Unfortunately, they went bust but his experience landed him a job as a cleaner on Bournemouth Airport staff.

Next, he worked as a firefighter for a year but was facing redundancy in 2011 due a change in shift patterns.

He was told that if he wanted to stay, there was a job for him as an air traffic control assistant, which remains his current position.

“There aren’t many jobs that I haven’t done at the airport,” says Ryan. “Maybe just security and flying the planes!”

Extra eyes and ears

Air traffic controllers have a strong presence in Prospect, but perhaps the role of the air traffic control assistant is less understood.

“We are the extra ears and eyes for the air traffic controllers. The airport can’t live without the controllers, but the controllers can’t live without the assistants,” explains Ryan.

The assistants speak to other air traffic units (known as pre-noting) to find out what aircraft are coming in and out of Bournemouth airspace; they file flight plans and “book in” private pilots to produce their flight data strips for the controllers; they manage the scheduled slots for the flight training school and collect data for the billing department.

“We’ve had a dispute over the years with our pay because the airport classed us as administrative staff instead of operational. We have a level of responsibility nearly on a par with the controllers.”

New owners, new opportunity

A committed trade unionist since his baggage handling days, Ryan asked if there was a recognised union on his very first day as an air traffic control assistant. He’s been a member of Prospect ever since.

Bournemouth Airport was owned by the Manchester Airport Group, whose managers took a hardline approach to pay negotiations. Ryan barely received a pay rise worthy of the name from them.

He was earning less than his counterparts in other regional airports, despite the cost of living in Bournemouth, which has some of the most expensive property in the UK.

In late 2017, when Bournemouth was acquired by Regional and City Airports (part of the Rigby Group), the branch and John Stevenson, Prospect negotiations officer, saw that this might be their opportunity to make some progress.

The first step was to conduct a pay analysis by looking at other RCA airports, such as Exeter and Norwich, to make the case for Bournemouth staff to be brought into line.

The second crucial step was to make sure branch members stuck together.

“John noticed the airport had tried to separate the air traffic controllers and the assistants by giving them a deal, but not us. He suggested that we not look at ourselves as air traffic controllers and assistants but as air traffic control as a whole.”

Subsequently, the ATCs at the branch refused an offer because nothing was on the table for the assistants.

“It created a solidarity that I’d never seen here before.

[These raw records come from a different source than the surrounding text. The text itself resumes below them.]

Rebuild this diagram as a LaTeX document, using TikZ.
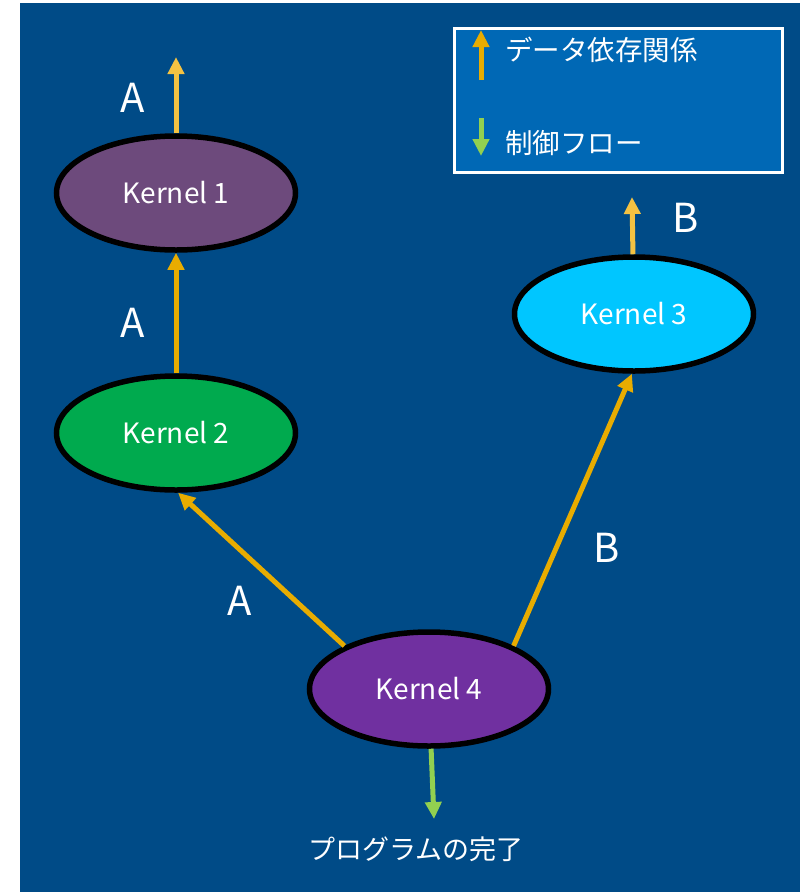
\documentclass[tikz,border=0pt]{standalone}
\usepackage{fontspec}
\setmainfont{Noto Sans CJK JP}
\usetikzlibrary{shapes.geometric,arrows.meta}
\definecolor{bgblue}{HTML}{004B87}
\definecolor{legblue}{HTML}{0068B5}
\definecolor{kone}{HTML}{6D4A7C}
\definecolor{ktwo}{HTML}{00AA4E}
\definecolor{kthree}{HTML}{00C6FF}
\definecolor{kfour}{HTML}{7030A0}
\definecolor{dep}{HTML}{E8AC00}
\definecolor{deplight}{HTML}{F4C242}
\definecolor{ctrl}{HTML}{92D050}
\tikzset{
  kernel/.style={ellipse, draw=black, line width=5.5pt, minimum width=239pt, minimum height=114pt, inner sep=0pt, text=white, font=\fontsize{28}{30}\selectfont},
  deparrow/.style={draw=dep, line width=5pt, -{Triangle[width=16pt,length=17pt]}},
  deplightarrow/.style={draw=deplight, line width=5pt, -{Triangle[width=16pt,length=17pt]}},
  ctrlarrow/.style={draw=ctrl, line width=5pt, -{Triangle[width=16pt,length=17pt]}},
  biglabel/.style={text=white, font=\fontsize{40}{44}\selectfont, inner sep=0pt},
  jtext/.style={text=white, font=\fontsize{27.5}{30}\selectfont, inner sep=0pt, anchor=west},
}
\begin{document}
\begin{tikzpicture}[x=1pt,y=-1pt]
\useasboundingbox (0,0) rectangle (800,892);
\fill[bgblue] (20,3) rectangle (800,892);
% legend
\node[draw=white, line width=2.5pt, fill=legblue, minimum width=328pt, minimum height=144pt, inner sep=0pt, anchor=north west] (legend) at (453,27) {};
\coordinate (l1a) at (481,80);
\coordinate (l1b) at (481,30);
\coordinate (l2a) at (481,118);
\coordinate (l2b) at (481,156);
\draw[deparrow] (l1a) -- (l1b);
\draw[ctrlarrow] (l2a) -- (l2b);
\node[jtext] (lt1) at (505,50) {データ依存関係};
\node[jtext] (lt2) at (505,143) {制御フロー};
% kernels
\node[kernel, fill=kone] (k1) at (176,193) {Kernel 1};
\node[kernel, fill=ktwo] (k2) at (176,433) {Kernel 2};
\node[kernel, fill=kthree] (k3) at (634,314) {Kernel 3};
\node[kernel, fill=kfour] (k4) at (429,689) {Kernel 4};
% arrows
\coordinate (k1out) at (176,57);
\coordinate (k3out) at (632,197);
\coordinate (k4out) at (434,819);
\draw[deplightarrow] (k1.north) -- (k1out);
\draw[deparrow] (k2.north) -- (k1.south);
\draw[deparrow] (k4.153) -- (k2.-88);
\draw[deparrow] (k4.27) -- (k3.-92);
\draw[deplightarrow] (k3.91) -- (k3out);
\draw[ctrlarrow] (k4.-88) -- (k4out);
% labels
\node[biglabel] (la1) at (133,98) {A};
\node[biglabel] (la2) at (133,323) {A};
\node[biglabel] (la3) at (240,601) {A};
\node[biglabel] (lb1) at (607,548) {B};
\node[biglabel] (lb2) at (686,218) {B};
\node[text=white, font=\fontsize{27}{30}\selectfont, inner sep=0pt] (done) at (416,849) {プログラムの完了};
\end{tikzpicture}
\end{document}
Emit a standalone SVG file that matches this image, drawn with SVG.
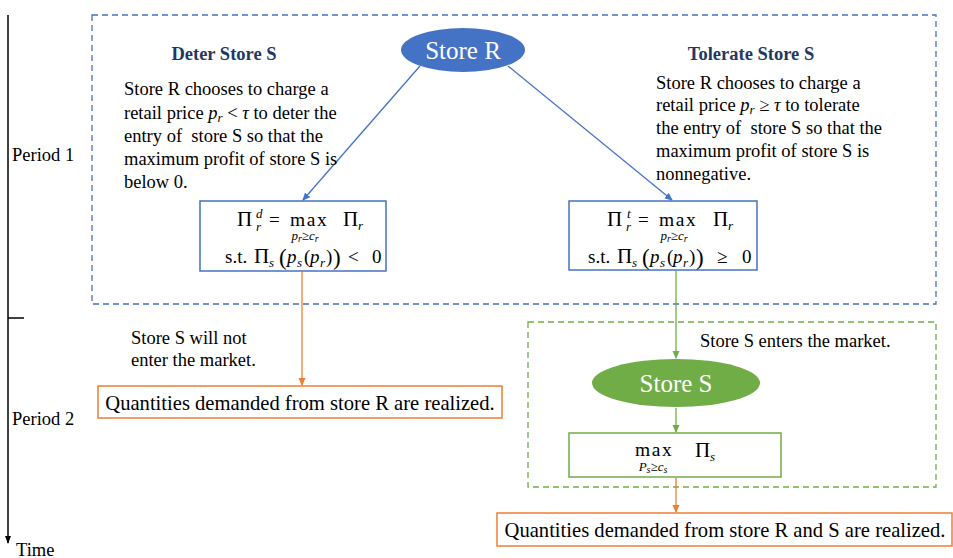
<svg xmlns="http://www.w3.org/2000/svg" width="953" height="558" viewBox="0 0 953 558" font-family="'Liberation Serif', 'Times New Roman', serif">
<defs>
<marker id="ab" markerWidth="8" markerHeight="8" refX="7" refY="4" orient="auto" markerUnits="userSpaceOnUse"><path d="M0,0.5 L8,4 L0,7.5 Z" fill="#4472C4"/></marker>
<marker id="ao" markerWidth="8" markerHeight="8" refX="7" refY="4" orient="auto" markerUnits="userSpaceOnUse"><path d="M0,0.5 L8,4 L0,7.5 Z" fill="#ED7D31"/></marker>
<marker id="ag" markerWidth="8" markerHeight="8" refX="7" refY="4" orient="auto" markerUnits="userSpaceOnUse"><path d="M0,0.5 L8,4 L0,7.5 Z" fill="#70AD47"/></marker>
<marker id="ak" markerWidth="8" markerHeight="8" refX="7" refY="4" orient="auto" markerUnits="userSpaceOnUse"><path d="M0,1 L8,4 L0,7 Z" fill="#000"/></marker>
</defs>
<style>
text{fill:#000}
.t{font-size:18.5px}
.h{font-size:18.5px;font-weight:bold;fill:#1F3864}
.m{font-size:19px}
.mx{font-size:19.5px;letter-spacing:1.6px}
.b{font-size:21px}
.p{font-size:23px}
.sb{font-size:13px;font-style:italic}
.ms{font-size:13px;font-style:italic}
.i{font-style:italic}
.w{fill:#fff;font-size:25px}
.q{font-size:20.6px}
</style>
<rect width="953" height="558" fill="#fff"/>
<g id="timeline">
<line x1="8" y1="15" x2="8" y2="543" stroke="#000" stroke-width="1.5" marker-end="url(#ak)"/>
<line x1="8" y1="318" x2="24" y2="318" stroke="#000" stroke-width="1.5"/>
<text x="12" y="161" class="t">Period 1</text>
<text x="12" y="425" class="t">Period 2</text>
<text x="16" y="556" class="t">Time</text>
</g>
<g id="period1-box"><rect x="92" y="15" width="844" height="289" fill="none" stroke="#4472C4" stroke-width="1.3" stroke-dasharray="6,4"/></g>
<g id="period2-box"><rect x="528" y="322" width="408" height="165" fill="none" stroke="#70AD47" stroke-width="1.3" stroke-dasharray="6,4"/></g>
<g id="connectors" fill="none" stroke-width="1.3">
<line x1="420" y1="66" x2="303" y2="200" stroke="#4472C4" marker-end="url(#ab)"/>
<line x1="508" y1="66" x2="672" y2="200" stroke="#4472C4" marker-end="url(#ab)"/>
<line x1="302" y1="272" x2="302" y2="385" stroke="#ED7D31" marker-end="url(#ao)"/>
<line x1="676" y1="271" x2="676" y2="358" stroke="#70AD47" marker-end="url(#ag)"/>
<line x1="676" y1="408" x2="676" y2="432" stroke="#70AD47" marker-end="url(#ag)"/>
<line x1="676" y1="478" x2="676" y2="512" stroke="#ED7D31" marker-end="url(#ao)"/>
</g>
<g id="store-r">
<ellipse cx="463" cy="50" rx="62" ry="22" fill="#4472C4"/>
<text x="463" y="59" class="w" text-anchor="middle">Store R</text>
</g>
<g id="deter-label">
<text x="224" y="60" class="h" text-anchor="middle">Deter Store S</text>
<text class="t"><tspan x="124" y="95">Store R chooses to charge a</tspan><tspan x="124" y="119">retail price <tspan class="i">p</tspan><tspan class="i" font-size="13" dy="3">r</tspan><tspan dy="-3"> &lt; </tspan><tspan class="i">τ</tspan> to deter the</tspan><tspan x="124" y="142">entry of&#160; store S so that the</tspan><tspan x="124" y="165">maximum profit of store S is</tspan><tspan x="124" y="188">below 0.</tspan></text>
</g>
<g id="tolerate-label">
<text x="751" y="60" class="h" text-anchor="middle">Tolerate Store S</text>
<text class="t"><tspan x="656" y="89">Store R chooses to charge a</tspan><tspan x="656" y="111">retail price <tspan class="i">p</tspan><tspan class="i" font-size="13" dy="3">r</tspan><tspan dy="-3"> ≥ </tspan><tspan class="i">τ</tspan> to tolerate</tspan><tspan x="656" y="134">the entry of&#160; store S so that the</tspan><tspan x="656" y="157">maximum profit of store S is</tspan><tspan x="656" y="180">nonnegative.</tspan></text>
</g>
<g id="deter-problem">
<rect x="200" y="201" width="186" height="70" fill="#fff" stroke="#4472C4" stroke-width="1.5"/>
<text class="b" x="237" y="226">Π</text>
<text class="sb" x="256" y="218">d</text>
<text class="sb" x="256" y="231">r</text>
<text class="m" x="269" y="226">=</text>
<text class="mx" x="290" y="226">max</text>
<text class="b" x="343" y="226">Π</text>
<text class="sb" x="358" y="230">r</text>
<text class="ms" x="305" y="240" text-anchor="middle">p<tspan font-size="10" dy="2">r</tspan><tspan dy="-2" font-style="normal">≥</tspan>c<tspan font-size="10" dy="2">r</tspan></text>
<text class="m" x="225" y="263">s.t.</text>
<text class="b" x="254" y="263">Π</text>
<text class="sb" x="269" y="267">s</text>
<text class="p" x="279" y="265">(</text>
<text class="m i" x="287" y="263">p</text>
<text class="sb" x="297" y="267">s</text>
<text class="m" x="304" y="263">(</text>
<text class="m i" x="310" y="263">p</text>
<text class="sb" x="320" y="267">r</text>
<text class="m" x="326" y="263">)</text>
<text class="p" x="333" y="265">)</text>
<text class="m" x="348" y="263">&lt;</text>
<text class="m" x="372" y="263">0</text>
</g>
<g id="tolerate-problem">
<rect x="569" y="201" width="188" height="69" fill="#fff" stroke="#4472C4" stroke-width="1.5"/>
<text class="b" x="607" y="226">Π</text>
<text class="sb" x="627" y="218">t</text>
<text class="sb" x="626" y="231">r</text>
<text class="m" x="638" y="226">=</text>
<text class="mx" x="659" y="226">max</text>
<text class="b" x="713" y="226">Π</text>
<text class="sb" x="728" y="230">r</text>
<text class="ms" x="674" y="240" text-anchor="middle">p<tspan font-size="10" dy="2">r</tspan><tspan dy="-2" font-style="normal">≥</tspan>c<tspan font-size="10" dy="2">r</tspan></text>
<text class="m" x="588" y="263">s.t.</text>
<text class="b" x="617" y="263">Π</text>
<text class="sb" x="632" y="267">s</text>
<text class="p" x="642" y="265">(</text>
<text class="m i" x="650" y="263">p</text>
<text class="sb" x="660" y="267">s</text>
<text class="m" x="667" y="263">(</text>
<text class="m i" x="673" y="263">p</text>
<text class="sb" x="683" y="267">r</text>
<text class="m" x="689" y="263">)</text>
<text class="p" x="696" y="265">)</text>
<text class="m" x="717" y="263">≥</text>
<text class="m" x="742" y="263">0</text>
</g>
<g id="no-entry-label">
<text class="t"><tspan x="131" y="344">Store S will not</tspan><tspan x="131" y="366">enter the market.</tspan></text>
</g>
<g id="r-realized">
<rect x="98" y="386" width="404" height="32" fill="#fff" stroke="#ED7D31" stroke-width="1.5"/>
<text x="300" y="410" class="q" text-anchor="middle">Quantities demanded from store R are realized.</text>
</g>
<g id="entry-label"><text x="700" y="347" class="t">Store S enters the market.</text></g>
<g id="store-s">
<ellipse cx="676" cy="383" rx="84" ry="24" fill="#70AD47"/>
<text x="676" y="392" class="w" text-anchor="middle">Store S</text>
</g>
<g id="s-problem">
<rect x="569" y="433" width="212" height="44" fill="#fff" stroke="#70AD47" stroke-width="1.5"/>
<text class="mx" x="635" y="456">max</text>
<text class="b" x="695" y="457">Π</text>
<text class="sb" x="710" y="461">s</text>
<text class="ms" x="653" y="471" text-anchor="middle">P<tspan font-size="10" dy="2">s</tspan><tspan dy="-2" font-style="normal">≥</tspan>c<tspan font-size="10" dy="2">s</tspan></text>
</g>
<g id="rs-realized">
<rect x="497" y="513" width="455" height="33" fill="#fff" stroke="#ED7D31" stroke-width="1.5"/>
<text x="725" y="537" class="q" text-anchor="middle">Quantities demanded from store R and S are realized.</text>
</g>
</svg>
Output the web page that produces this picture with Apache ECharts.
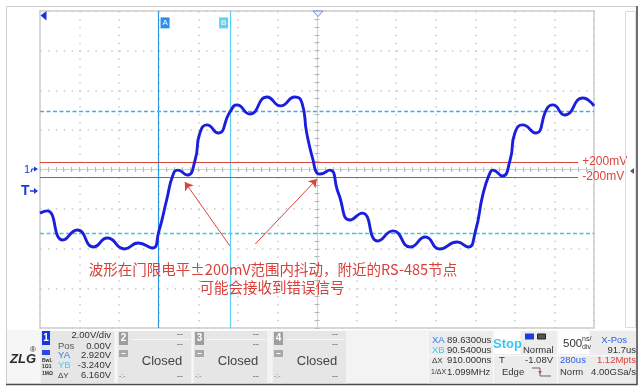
<!DOCTYPE html>
<html><head><meta charset="utf-8">
<script src="https://cdn.jsdelivr.net/npm/echarts@6.0.0/dist/echarts.min.js"></script>
<style>html,body{margin:0;padding:0;background:#fff;}#c{width:644px;height:391px;}</style>
</head><body><div id="c"></div>
<script>
// time (µs, relative to trigger) and voltage (V) of the traced waveform
const times = [-3.5,-3.41,-3.21,-3.03,-2.82,-2.65,-2.43,-2.26,-2.08,-2.0,-1.9,-1.82,-1.76,-1.64,-1.54,-1.48,-1.39,-1.25,-1.1,-1.01,-0.85,-0.63,-0.46,-0.28,-0.19,-0.13,-0.05,0.0,0.04,0.16,0.27,0.42,0.57,0.77,0.96,1.18,1.37,1.55,1.77,1.91,2.0,2.1,2.19,2.22,2.34,2.44,2.5,2.6,2.76,2.91,2.98,3.13,3.36,3.5];
const volts = [-2.2,-2.09,-3.56,-3.05,-3.91,-3.46,-4.01,-3.71,-3.96,-3.15,-1.54,-0.28,-0.03,-0.28,0.48,1.84,2.25,1.84,2.9,3.26,2.8,3.66,3.21,3.66,3.36,1.84,0.48,-0.18,-0.23,-0.03,-1.19,-2.55,-2.2,-3.61,-3.1,-3.91,-3.41,-4.01,-3.66,-3.91,-3.15,-1.19,-0.13,-0.03,-0.33,0.48,1.84,2.25,1.84,3.1,3.26,2.75,3.61,3.21];
// cursors / levels
const cursorA = -2.0, cursorB = -1.09;
const levelYA = 2.92, levelYB = -3.24;
const thrHi = 0.38, thrLo = -0.38;
const thrLabels = ['+200mV', '-200mV'];
const arrowFrom = [[-1.10, -3.86], [-0.78, -3.76]];
const arrowTo = [[-1.67, -0.63], [0.0, -0.48]];
const noteLines = ['波形在门限电平±200mV范围内抖动，附近的RS-485节点', '可能会接收到错误信号'];

const FN = "'Liberation Sans Narrow','Liberation Sans',Arial,sans-serif";
const G = [];
function T(x, y, text, o) {
  o = o || {};
  G.push({type:'text', z:100, style:{text:text, x:x, y:y, fill:o.c||'#333', fontSize:o.s||9.5,
    fontFamily:o.f||FN, fontWeight:o.w||'normal', fontStyle:o.i||'normal',
    align:o.a||'left', verticalAlign:'middle'}});
}
function R(x, y, w, h, fill, stroke, z) {
  G.push({type:'rect', z:z||90, shape:{x:x,y:y,width:w,height:h}, style:{fill:fill||'none', stroke:stroke||'none', lineWidth:1}});
}
function L(pts, stroke, w, z) {
  G.push({type:'polyline', z:z||95, shape:{points:pts}, style:{stroke:stroke, lineWidth:w||1, fill:'none'}});
}
function P(pts, fill, stroke) {
  G.push({type:'polygon', z:100, shape:{points:pts}, style:{fill:fill, stroke:stroke||'none', lineWidth:1}});
}

// outer frame
R(6.5, 6.5, 630.5, 377.5, 'none', '#cfcfcf', 80);
L([[637,6],[637,384.5],[6,384.5]], '#4a4a4a', 1.5, 99);
// right side strip
R(625.5, 11.5, 10, 316, 'none', '#dcdcdc', 80);
P([[630,171],[634,168],[634,174]], '#555');
// bottom panel
R(7, 330, 629.5, 53.5, '#f3f3f3', 'none', 80);
R(7, 330, 33, 53.5, '#f6f6f6', 'none', 81);
const chX = [40, 117, 193, 272];
chX.forEach(function(x){ R(x, 330.5, 75, 53, '#e6e6e6', '#fafafa', 82); });
R(428, 330.5, 209, 53, '#ececec', '#fafafa', 82);
L([[428,355.5],[637,355.5]], '#fafafa', 1);
L([[493.5,330],[493.5,384]], '#fafafa', 1);
L([[557.5,330],[557.5,384]], '#fafafa', 1);

// logo
T(10, 359, 'ZLG', {s:13, w:'bold', i:'italic', c:'#2a2a2a', f:"'Liberation Sans',sans-serif"});
T(30, 350, '®', {s:8, c:'#2a2a2a'});

// channel 1
R(42, 331, 8, 14, '#1535e8', 'none', 95);
T(46, 338.5, '1', {s:10, w:'bold', c:'#fff', a:'center'});
T(58, 346, 'Pos', {c:'#555'});
T(111, 335, '2.00V/div', {a:'right'});
T(111, 346, '0.00V', {a:'right'});
R(42, 350, 8, 5, '#2a48e0', 'none', 95);
T(58, 355.5, 'YA', {c:'#2a7ee8'});
T(111, 355.5, '2.920V', {a:'right'});
T(58, 365.5, 'YB', {c:'#45cdf0'});
T(111, 365.5, '-3.240V', {a:'right'});
T(42, 360.5, 'BwL', {s:5, w:'bold'});
T(42, 367, '1Ω1', {s:5, w:'bold'});
T(42, 374, '1MΩ', {s:5, w:'bold'});
T(58, 375.5, 'ΔY', {s:8});
T(111, 375.5, '6.160V', {a:'right'});

// channels 2..4
['2','3','4'].forEach(function(n, i){
  const x = chX[i+1];
  R(x+2, 332, 9, 13, '#9e9e9e', 'none', 95);
  T(x+6.5, 338.5, n, {s:10, w:'bold', c:'#fff', a:'center'});
  R(x+2, 350, 9, 7, '#a8a8a8', 'none', 95);
  L([[x+4.5,353.5],[x+8.5,353.5]], '#fff', 1, 96);
  L([[x+14,339.5],[x+73,339.5]], '#f8f8f8', 1);
  T(x+66, 334, '--', {a:'right', c:'#666'});
  T(x+66, 344, '--', {a:'right', c:'#666'});
  T(x+45, 361, 'Closed', {s:13, c:'#444', a:'center', f:"'Liberation Sans',sans-serif"});
  T(x+2, 376, '-:-', {s:7, c:'#777'});
  T(x+66, 376, '--', {a:'right', c:'#666'});
});

// measurement block
T(432, 340, 'XA', {c:'#2a7ee8'}); T(447, 340, '89.6300us');
T(432, 350, 'XB', {c:'#45cdf0'}); T(447, 350, '90.5400us');
T(432, 360.5, 'ΔX', {s:8}); T(447, 360.5, '910.000ns');
T(431, 372, '1/ΔX', {s:7}); T(447, 372, '1.099MHz');

// run / trigger block
R(494.5, 331, 26, 23, '#ffffff', 'none', 95);
T(507.5, 344, 'Stop', {s:13, w:'bold', c:'#3cc6f0', a:'center', f:"'Liberation Sans',sans-serif"});
R(525, 333.5, 9, 6, '#1a3de0', 'none', 95);
R(537.5, 334, 8, 5, '#555', '#222', 95);
T(523, 350, 'Normal');
T(499, 360.5, 'T');
T(553, 360.5, '-1.08V', {a:'right'});
T(502, 372.5, 'Edge');
L([[532,368],[540,368],[540,376],[551,376]], '#666', 1);
P([[538,371],[542,371],[540,374]], '#d9463e');

// timebase block
R(558.5, 331, 31, 23, '#ffffff', 'none', 95);
T(563, 344, '500', {s:11.5, f:"'Liberation Sans',sans-serif"});
T(582, 339, 'ns/', {s:7});
T(582, 347, 'div', {s:7});
T(627, 340, 'X-Pos', {a:'right', c:'#2a5ee8'});
T(636, 350, '91.7us', {a:'right'});
T(560, 360.5, '280us', {c:'#2a5ee8'});
T(636, 360.5, '1.12Mpts', {a:'right', c:'#e0403a'});
T(560, 372.5, 'Norm');
T(636, 372.5, '4.00GSa/s', {a:'right'});

// left markers
P([[40.5,15.5],[46.5,11],[46.5,20.5]], '#1a2fe0');
P([[313,11],[323,11],[318,16.5]], '#eef0ff', '#7284e6');
T(27, 170, '1', {s:11, c:'#1f36e0', a:'center', f:"'Liberation Sans',sans-serif"});
L([[31,172],[32,169],[35,169]], '#1f36e0', 1.2);
P([[34,166.5],[38,169],[34,171.5]], '#1f36e0');
T(21, 191, 'T', {s:14, w:'bold', c:'#1f36e0', f:"'Liberation Sans',sans-serif"});
L([[30,191],[35,191]], '#1f36e0', 1.5);
P([[34,188],[38,191],[34,194]], '#1f36e0');

// annotation text
T(273, 269, noteLines[0], {s:14.5, c:'#d8413b', a:'center', f:"'Noto Sans CJK SC',sans-serif"});
T(272, 287.5, noteLines[1], {s:14.5, c:'#d8413b', a:'center', f:"'Noto Sans CJK SC',sans-serif"});

const grid = {left:40, top:11, width:554, height:317, show:true, borderColor:'#d9d9d9', borderWidth:2, backgroundColor:'transparent'};
const dotted = {color:'#c9c9c9', type:[1.5,6.42], width:1.5};
function centerAxis(pos, withSplit) {
  return {type:'value', position:pos,
    axisLabel:{show:false},
    axisLine:{show:true, onZero:true, lineStyle:{color:'#d0d0d0', width:1}},
    axisTick:{show:true, inside:true, length:2.5, lineStyle:{color:'#b8b8b8'}},
    minorTick:{show:true, splitNumber:5, length:2.5, lineStyle:{color:'#b8b8b8'}},
    splitLine:{show:withSplit, lineStyle:dotted}};
}
const xMain = Object.assign(centerAxis('bottom', true), {min:-3.5, max:3.5, interval:0.5});
const xTop = Object.assign(centerAxis('top', false), {min:-3.5, max:3.5, interval:0.5});
const yMain = Object.assign(centerAxis('left', true), {min:-8, max:8, interval:2});
const yRight = Object.assign(centerAxis('right', false), {min:-8, max:8, interval:2});
const option = {
  animation:false,
  grid: grid,
  xAxis: [xMain, xTop],
  yAxis: [yMain, yRight],
  series: [
    {type:'line', z:5, data: times.map(function(t,i){return [t, volts[i]];}),
     smooth:0.55, showSymbol:false, symbol:'none',
     lineStyle:{color:'#1b1fdc', width:2.9}},
    {type:'line', z:3, data:[], silent:true,
     markLine:{silent:true, symbol:'none', animation:false,
       data:[
         {xAxis:cursorA, lineStyle:{color:'#2d96e6', width:1.2, type:'solid'}, label:{show:false}},
         {xAxis:cursorB, lineStyle:{color:'#5cd0f0', width:1.2, type:'solid'}, label:{show:false}},
         {yAxis:levelYA, lineStyle:{color:'#4aa8e2', width:1.3, type:[4,2.5]}, label:{show:false}},
         {yAxis:levelYB, lineStyle:{color:'#3ec8dc', width:1.3, type:[4,2.5]}, label:{show:false}},
         [{coord:[-3.5, thrHi], name:thrLabels[0], lineStyle:{color:'#d9463e', width:1, type:'solid'},
           label:{show:true, position:'end', formatter:'{b}', color:'#d9463e', fontSize:12, distance:4, fontFamily:"'Liberation Sans',sans-serif"}},
          {coord:[3.3, thrHi]}],
         [{coord:[-3.5, thrLo], name:thrLabels[1], lineStyle:{color:'#d9463e', width:1, type:'solid'},
           label:{show:true, position:'end', formatter:'{b}', color:'#d9463e', fontSize:12, distance:4, fontFamily:"'Liberation Sans',sans-serif"}},
          {coord:[3.3, thrLo]}]
       ]},
     markPoint:{silent:true, animation:false,
       data:[
         {coord:[-1.92, 7.4], symbol:'rect', symbolSize:[9,11], itemStyle:{color:'#2f8fe6'},
          label:{show:true, position:'inside', formatter:'A', color:'#fff', fontSize:8}},
         {coord:[-1.18, 7.4], symbol:'rect', symbolSize:[9,11], itemStyle:{color:'#5cd2f2'},
          label:{show:true, position:'inside', formatter:'B', color:'#fff', fontSize:8}}
       ]}},
    {type:'line', z:6, data:[], silent:true,
     markLine:{silent:true, symbol:['none','arrow'], symbolSize:8, animation:false,
       lineStyle:{color:'#d8453e', width:1, type:'solid'}, label:{show:false},
       data: arrowFrom.map(function(a,i){return [{coord:a},{coord:arrowTo[i]}];})}}
  ],
  graphic: G
};
const chart = echarts.init(document.getElementById('c'), null, {renderer:'canvas'});
chart.setOption(option);
</script></body></html>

It made the assistants feel part of a bigger team,” Ryan says proudly.

The branch stood firm and even made noises about an indicative ballot for industrial action, but management had got the message.

Ryan praises the new owners for being more reasonable than their predecessors – but they now understood that “the branch also wanted to be fair but firm.”

The assistants were given a consolidated sum of £500 on top of a 2.7% pay rise, amounting to a 5.4% increase for the lowest paid. Their pay is now comparable with their RCA colleagues.

“It’s a very good deal and that’s why we accepted it. We haven’t got exactly what we wanted, but it’s a step in the right direction.

“John picked the right moment to make this happen, kept us in the loop and held regular meetings. I can’t praise him enough for what he’s done,” says Ryan.

“Morale is pretty good right now. We’re getting new members in. People who are not in the union have seen something happen because of Prospect. They’re asking us where the joining forms are.

“We are all really keen to move on now with our new owners and make Bournemouth Airport thrive with new businesses and hopefully more airlines in the future.”